• _Set exercise_
Transcribe the entries below exactly; leave every image out.

• _Records shown_

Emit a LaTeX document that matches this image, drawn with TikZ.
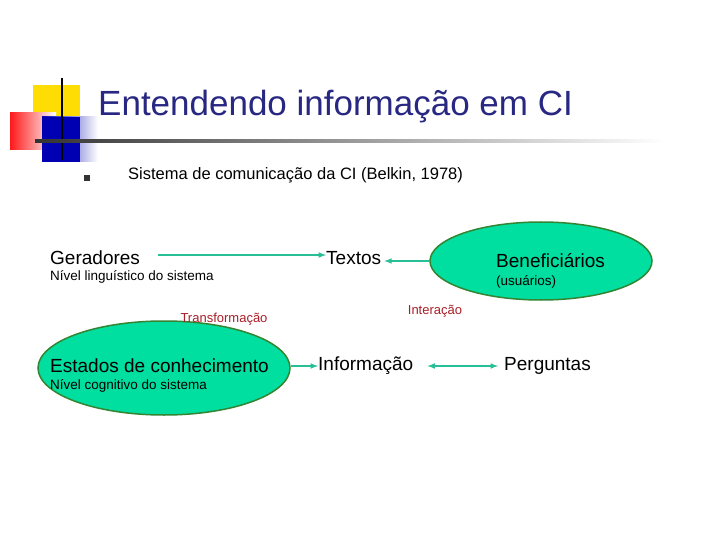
\documentclass[tikz,border=0pt]{standalone}
\usepackage{fontspec}
\usetikzlibrary{shapes.geometric}
\setmainfont{Liberation Sans}
\begin{document}
\begin{tikzpicture}[x=1pt,y=-1pt,
  ell/.style={ellipse,draw=green!40!black!80,line width=1.5pt,fill=teal0},
  arr/.style={draw=arrc,line width=1.5pt,-latex},
  big/.style={font=\fontsize{19}{22}\selectfont,inner sep=0pt},
  small/.style={font=\fontsize{13.5}{16}\selectfont,inner sep=0pt},
  redl/.style={font=\fontsize{13}{15}\selectfont,text=redc,inner sep=0pt}]
\definecolor{teal0}{RGB}{0,222,160}
\definecolor{arrc}{RGB}{40,190,150}
\definecolor{redc}{RGB}{170,30,40}
\definecolor{titc}{RGB}{40,40,130}
\useasboundingbox (0,0) rectangle (720,540);
\fill[white] (0,0) rectangle (720,540);
% logo
\fill[yellow!80!orange] (33,85) rectangle (80,130);
\shade[left color=red!90, right color=white] (10,113) rectangle (56,150);
\shade[left color=blue!70!black, right color=white] (42,117) rectangle (98,162);
\fill[blue!70!black] (42,117) rectangle (80,162);
\draw[line width=2pt] (62,78) -- (62,160);
\shade[left color=black!80,right color=white] (35,140) rectangle (665,142.5);
\node[anchor=west,text=titc,font=\fontsize{35}{40}\selectfont,inner sep=0pt] (title) at (98,107) {Entendendo informação em CI};
\fill[black!80] (84,175) rectangle (90,181);
\node[anchor=west,font=\fontsize{16.5}{20}\selectfont,inner sep=0pt] (bul) at (128,175) {Sistema de comunicação da CI (Belkin, 1978)};
% ellipses
\node[ell,minimum width=222pt,minimum height=78pt] (ben) at (541,261) {};
\node[ell,minimum width=252pt,minimum height=94pt] (est) at (164,368) {};
\node[big,anchor=west] (ger) at (50,258) {Geradores};
\node[big,anchor=west] (tex) at (326,258) {Textos};
\node[big,anchor=west] (benT) at (496,261) {Beneficiários};
\node[small,anchor=west] (nl) at (50,277) {Nível linguístico do sistema};
\node[small,anchor=west] (us) at (496,282) {(usuários)};
\node[redl] (tr) at (224,319) {Transformação};
\node[redl] (int) at (435,311) {Interação};
\node[big,anchor=west] (estT) at (50,366) {Estados de conhecimento};
\node[small,anchor=west] (nc) at (50,386) {Nível cognitivo do sistema};
\node[big,anchor=west] (inf) at (318,366) {Informação};
\node[big,anchor=west] (per) at (504,366) {Perguntas};
\coordinate (g1) at (158,255);
\draw[arr] (g1) -- (tex.west |- g1);
\draw[arr] (ben.west) -- ([xshift=3pt]tex.east |- ben.west);
\draw[arr] (est.east |- inf.west) -- (inf.west);
\draw[draw=arrc,line width=1.5pt,latex-latex] ([xshift=14pt]inf.east) -- ([xshift=-6pt]per.west);
\end{tikzpicture}
\end{document}
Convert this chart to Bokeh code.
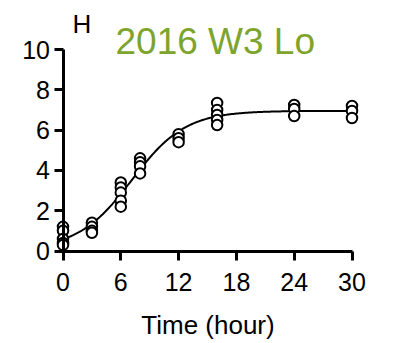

• _Solution to this exercise_
Emit a LaTeX document that matches this image, drawn with TikZ.
\documentclass[tikz,border=0pt]{standalone}
\usepackage{fontspec}
\usetikzlibrary{shapes.geometric}
\setmainfont{Liberation Sans}
\begin{document}
\begin{tikzpicture}[x=1pt,y=-1pt,
  ell/.style={ellipse,draw=green!40!black!80,line width=1.5pt,fill=teal0},
  arr/.style={draw=arrc,line width=1.5pt,-latex},
  big/.style={font=\fontsize{19}{22}\selectfont,inner sep=0pt},
  small/.style={font=\fontsize{13.5}{16}\selectfont,inner sep=0pt},
  redl/.style={font=\fontsize{13}{15}\selectfont,text=redc,inner sep=0pt}]
\definecolor{teal0}{RGB}{0,222,160}
\definecolor{arrc}{RGB}{40,190,150}
\definecolor{redc}{RGB}{170,30,40}
\definecolor{titc}{RGB}{40,40,130}
\useasboundingbox (0,0) rectangle (720,540);
\fill[white] (0,0) rectangle (720,540);
% logo
\fill[yellow!80!orange] (33,85) rectangle (80,130);
\shade[left color=red!90, right color=white] (10,113) rectangle (56,150);
\shade[left color=blue!70!black, right color=white] (42,117) rectangle (98,162);
\fill[blue!70!black] (42,117) rectangle (80,162);
\draw[line width=2pt] (62,78) -- (62,160);
\shade[left color=black!80,right color=white] (35,140) rectangle (665,142.5);
\node[anchor=west,text=titc,font=\fontsize{35}{40}\selectfont,inner sep=0pt] (title) at (98,107) {Entendendo informação em CI};
\fill[black!80] (84,175) rectangle (90,181);
\node[anchor=west,font=\fontsize{16.5}{20}\selectfont,inner sep=0pt] (bul) at (128,175) {Sistema de comunicação da CI (Belkin, 1978)};
% ellipses
\node[ell,minimum width=222pt,minimum height=78pt] (ben) at (541,261) {};
\node[ell,minimum width=252pt,minimum height=94pt] (est) at (164,368) {};
\node[big,anchor=west] (ger) at (50,258) {Geradores};
\node[big,anchor=west] (tex) at (326,258) {Textos};
\node[big,anchor=west] (benT) at (496,261) {Beneficiários};
\node[small,anchor=west] (nl) at (50,277) {Nível linguístico do sistema};
\node[small,anchor=west] (us) at (496,282) {(usuários)};
\node[redl] (tr) at (224,319) {Transformação};
\node[redl] (int) at (435,311) {Interação};
\node[big,anchor=west] (estT) at (50,366) {Estados de conhecimento};
\node[small,anchor=west] (nc) at (50,386) {Nível cognitivo do sistema};
\node[big,anchor=west] (inf) at (318,366) {Informação};
\node[big,anchor=west] (per) at (504,366) {Perguntas};
\coordinate (g1) at (158,255);
\draw[arr] (g1) -- (tex.west |- g1);
\draw[arr] (ben.west) -- ([xshift=3pt]tex.east |- ben.west);
\draw[arr] (est.east |- inf.west) -- (inf.west);
\draw[draw=arrc,line width=1.5pt,latex-latex] ([xshift=14pt]inf.east) -- ([xshift=-6pt]per.west);
\end{tikzpicture}
\end{document}
Convert this chart to Bokeh code.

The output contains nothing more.